On the project described above, that meant producing formal Minutes of Meeting documents from every call - grounded strictly in the transcript, with no inference, no embellishment, and every unresolved item explicitly flagged. The format was specific: a header block, Key Decisions, Action Items with owner/due/details fields, an Ownership Summary, and Unresolved items. Every action item named, owned, and dated. The discipline was absolute: if it was not in the transcript, it was not in the minutes.

The MoM documents served two functions. Immediately, they gave all three parties a single written record of what had been said, decided, and committed to - replacing three different memories of the same call with one shared document. Over time, they created a paper trail that made subsequent disputes faster to resolve because the answer to "what did we agree?" was a link to a document, not a conversation.

The SOW discrepancy analysis followed the same principle. Six discrepancies between the proposed Phase 2.2 SOW and the meeting record, documented with specific clause references and severity ratings. The goal was not to torpedo the SOW. It was to surface the gaps before anyone signed something that contained commitments that were already contradicted by the meeting record. A signed SOW with internal contradictions is not a contract - it is a future dispute waiting to happen.

05

The Communication Layer: Civil, Evidence-First, Never Defensive

Once you have evidence and a shared record in place, the communication challenge is different from what most people expect.

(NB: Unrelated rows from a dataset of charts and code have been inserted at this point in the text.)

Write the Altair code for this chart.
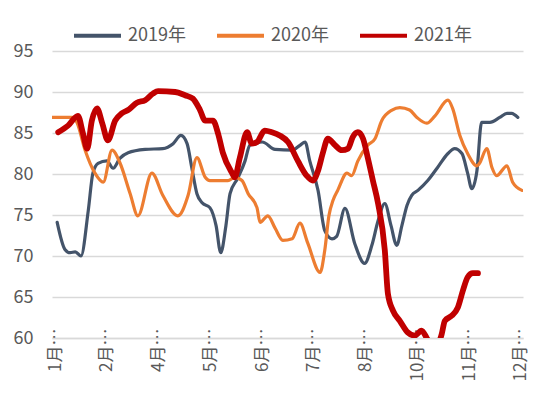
import altair as alt
import pandas as pd

# category labels (x position 0..9)
tick_labels = ["1月…", "2月…", "4月…", "5月…", "6月…", "7月…", "8月…", "10月…", "11月…", "12月…"]
series_names = ["2019年", "2020年", "2021年"]
series_colors = ["#44546A", "#ED7D31", "#C00000"]

x19 = [0.04, 0.19, 0.29, 0.39, 0.50, 0.64, 0.73, 0.83, 1.00, 1.12, 1.25, 1.41, 1.74, 2.08, 2.28, 2.43, 2.55,
       2.64, 2.74, 2.84, 2.99, 3.11, 3.20, 3.30, 3.38, 3.53, 3.67, 3.76, 3.86, 4.00, 4.25, 4.58, 4.73, 4.83,
       4.92, 5.08, 5.21, 5.35, 5.44, 5.60, 5.79, 5.98, 6.12, 6.24, 6.37, 6.49, 6.60, 6.70, 6.80, 6.89, 7.01,
       7.20, 7.39, 7.59, 7.72, 7.86, 7.97, 8.05, 8.15, 8.24, 8.40, 8.59, 8.73, 8.82, 8.94]
y19 = [74.1, 70.8, 70.4, 70.5, 70.0, 75.5, 80.1, 81.3, 81.6, 80.7, 81.9, 82.6, 83.0, 83.1, 83.7, 84.7, 83.7,
       80.8, 77.6, 76.5, 75.9, 73.7, 70.4, 73.7, 77.6, 79.5, 81.6, 83.5, 83.7, 83.9, 83.0, 82.9, 83.5, 83.9,
       81.6, 78.0, 73.1, 72.1, 72.4, 75.8, 71.5, 69.1, 71.3, 74.3, 76.4, 73.7, 71.3, 73.7, 76.2, 77.4, 78.0,
       79.2, 80.8, 82.5, 83.1, 82.5, 80.1, 78.2, 80.4, 86.3, 86.3, 86.9, 87.4, 87.4, 86.9]

x20 = [-0.06, 0.33, 0.42, 0.58, 0.77, 0.93, 1.10, 1.25, 1.45, 1.60, 1.87, 2.08, 2.37, 2.57, 2.74, 2.90, 2.99,
       3.34, 3.47, 3.61, 3.73, 3.90, 3.96, 4.11, 4.25, 4.40, 4.58, 4.73, 4.88, 5.12, 5.21, 5.29, 5.37, 5.46,
       5.64, 5.73, 5.85, 6.04, 6.18, 6.31, 6.51, 6.66, 6.85, 6.99, 7.18, 7.34, 7.59, 7.68, 7.82, 7.97, 8.15,
       8.20, 8.34, 8.44, 8.53, 8.73, 8.84, 9.02]
y20 = [86.9, 86.9, 86.3, 82.9, 80.1, 79.0, 82.9, 81.4, 77.6, 74.9, 80.1, 77.4, 74.9, 77.4, 82.0, 79.6, 79.2,
       79.2, 79.6, 79.2, 77.6, 75.9, 74.1, 74.9, 73.4, 71.9, 72.1, 74.0, 71.6, 68.0, 70.7, 74.9, 76.8, 78.0,
       80.1, 79.8, 81.6, 83.5, 84.3, 86.5, 87.8, 88.1, 87.8, 86.9, 86.2, 87.1, 89.0, 88.0, 84.7, 82.5, 81.0,
       81.3, 83.1, 80.8, 79.8, 81.0, 79.0, 78.0]

x21 = [0.06, 0.25, 0.44, 0.54, 0.62, 0.71, 0.81, 0.91, 1.02, 1.16, 1.29, 1.41, 1.58, 1.74, 1.89, 1.99, 2.32,
       2.51, 2.66, 2.80, 2.90, 3.05, 3.15, 3.24, 3.42, 3.47, 3.57, 3.71, 3.80, 3.90, 4.05, 4.19, 4.34, 4.50,
       4.69, 4.86, 4.98, 5.08, 5.17, 5.27, 5.41, 5.54, 5.66, 5.75, 5.85, 5.95, 6.04, 6.14, 6.24, 6.37, 6.43,
       6.53, 6.66, 6.81, 6.95, 7.08, 7.18, 7.32, 7.47, 7.53, 7.66, 7.78, 7.88, 7.97, 8.07, 8.17]
y21 = [85.1, 85.9, 87.1, 84.9, 83.1, 86.5, 88.0, 86.2, 84.1, 86.5, 87.4, 87.8, 88.7, 89.0, 89.8, 90.1, 90.0,
       89.6, 89.2, 87.8, 86.5, 86.5, 84.9, 82.6, 80.1, 79.6, 82.0, 85.1, 83.7, 83.9, 85.3, 85.1, 84.7, 83.9,
       81.6, 79.8, 79.2, 80.4, 82.5, 84.3, 83.5, 82.9, 83.1, 84.5, 85.1, 84.3, 82.0, 79.2, 76.4, 70.7, 65.4,
       63.3, 62.1, 60.7, 60.3, 60.9, 60.0, 58.5, 60.5, 62.1, 62.7, 63.7, 65.8, 67.4, 67.9, 67.9]

frames = []
for name, xs, ys in zip(series_names, [x19, x20, x21], [y19, y20, y21]):
    frames.append(pd.DataFrame({"year": name, "x": xs, "value": ys}))
df = pd.concat(frames, ignore_index=True)

label_js = "[" + ",".join("'" + t + "'" for t in tick_labels) + "]"
FONT = "Noto Sans CJK SC"
GREY = "#595959"
THICK = series_names[2]

chart = alt.Chart(df).mark_line(interpolate="monotone", clip=True, strokeCap="round", strokeJoin="round").encode(
    x=alt.X("x:Q", scale=alt.Scale(domain=[-0.06, 9.04], nice=False, zero=False),
            axis=alt.Axis(values=list(range(len(tick_labels))), labelExpr=label_js + "[datum.value]",
                          title=None, grid=False, ticks=False, domain=True, domainColor="#d9d9d9",
                          domainWidth=1.5, labelAngle=270, labelAlign="right", labelBaseline="middle",
                          labelPadding=-10, labelFontSize=17, labelColor=GREY, labelFont=FONT,
                          labelOverlap=False, labelBound=False, labelFlush=False)),
    y=alt.Y("value:Q", scale=alt.Scale(domain=[60, 95], nice=False, zero=False),
            axis=alt.Axis(values=[60, 65, 70, 75, 80, 85, 90, 95], title=None, grid=True,
                          gridColor="#d9d9d9", gridWidth=1.5, ticks=False, domain=False,
                          labelPadding=19, labelFontSize=18, labelColor=GREY, labelFont=FONT)),
    color=alt.Color("year:N", scale=alt.Scale(domain=series_names, range=series_colors),
                    legend=alt.Legend(title=None, orient="none", direction="horizontal",
                                      legendX=20, legendY=-41, symbolType="stroke",
                                      symbolSize=2209, symbolStrokeWidth=4, labelFontSize=18,
                                      labelColor=GREY, labelFont=FONT, columnPadding=23,
                                      labelOffset=5)),
    strokeWidth=alt.condition(alt.datum.year == THICK, alt.value(5.8), alt.value(3.2)),
).properties(
    width=471, height=287,
    autosize=alt.AutoSizeParams(type="none"),
    padding={"left": 44, "top": 43, "right": 19, "bottom": 50},
).configure_view(stroke=None)

chart.save("out.html", embed_options={"renderer": "svg", "actions": False})
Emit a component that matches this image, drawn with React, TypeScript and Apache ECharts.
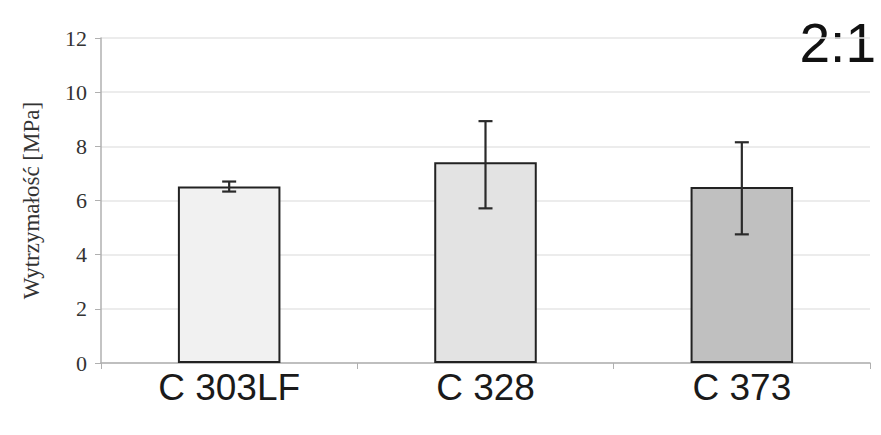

The temptation - especially when your own organisation has been wrongly accused of something - is to lead with the evidence that proves the accusation wrong. That is still the wrong move. It frames the communication as a rebuttal, which means the recipient reads it as advocacy and discounts it accordingly.

The right framing is: here is what we verified, here is what we found, here is what needs to happen next. The evidence comes first, before any interpretation. The gaps - including your own team's gaps - come in the same communication. The next steps are framed as a joint effort to establish clarity, not as a demand for the other party to acknowledge they were wrong.

In practice this means: share the production test results with the decision IDs. Share the fixture documentation gaps you found in your own team's work. Note the transcript reference where the disputed demo occurred. Propose the Thursday call agenda as a shared working session to establish ground truth, not as a verdict delivery. The client - and the other technical party - can then draw their own conclusions from evidence that nobody produced and nobody curated.

The tone that works in multi-party disputes is not warm and not cold. It is precise. Precise about what was tested, what was found, what is still unresolved, and what needs a decision before the project can move forward. Precision is the signal that the goal is resolution, not victory.

06

The Transferable Principle

The specific situation described above - a regulatory compliance platform with a three-party delivery breakdown - is unusual. The underlying pattern is not. Any project with two or more technical organisations working toward a shared deliverable will eventually hit a moment where the parties have different accounts of what has been agreed, what has been built, or what has been committed to. The pattern is structural, not coincidental.

The transferable principle is: when a multi-party dispute arises, stop collecting accounts and start collecting evidence. The accounts will reflect each party's interests and incomplete information. The evidence will reflect what is actually true. The sooner you replace the former with the latter, the shorter the dispute.

Three practical moves that work across most variations of the pattern:

  • Test before you communicate: If the dispute is about whether something works, test it yourself before speaking to either party. Your test result is evidence. Their claim is testimony. Evidence closes disputes faster.
  • Surface your own gaps in the same breath: If you find problems with the other party's account, find problems with your own too. Proactively. In the same communication. This signals that you are pursuing accuracy, not defending a position, which changes how the other party receives everything else you say.
  • Build the record going forward, not retroactively: Formal minutes, decision logs, and written commitments are not bureaucracy. They are the infrastructure that makes the next dispute shorter. Every project that produces a shared written record from the start has fewer disputes and faster resolutions than the ones that document after the fact.

The multi-party truth problem is one of the situations where the PM's role is most clearly defined and most clearly valuable. When two technical teams are presenting competing accounts of reality to a shared client, someone has to find the truth. In the absence of a PM doing that job deliberately, the client will find the truth eventually - but later, more expensively, and with more damage to the working relationships on both sides.

Takeaway

When a multi-party dispute arises, stop collecting accounts and start collecting evidence. The accounts reflect interests. The evidence reflects what is true. One closes disputes. The other extends them.

The three moves Test before you communicate. Surface your own gaps. Build the record going forward.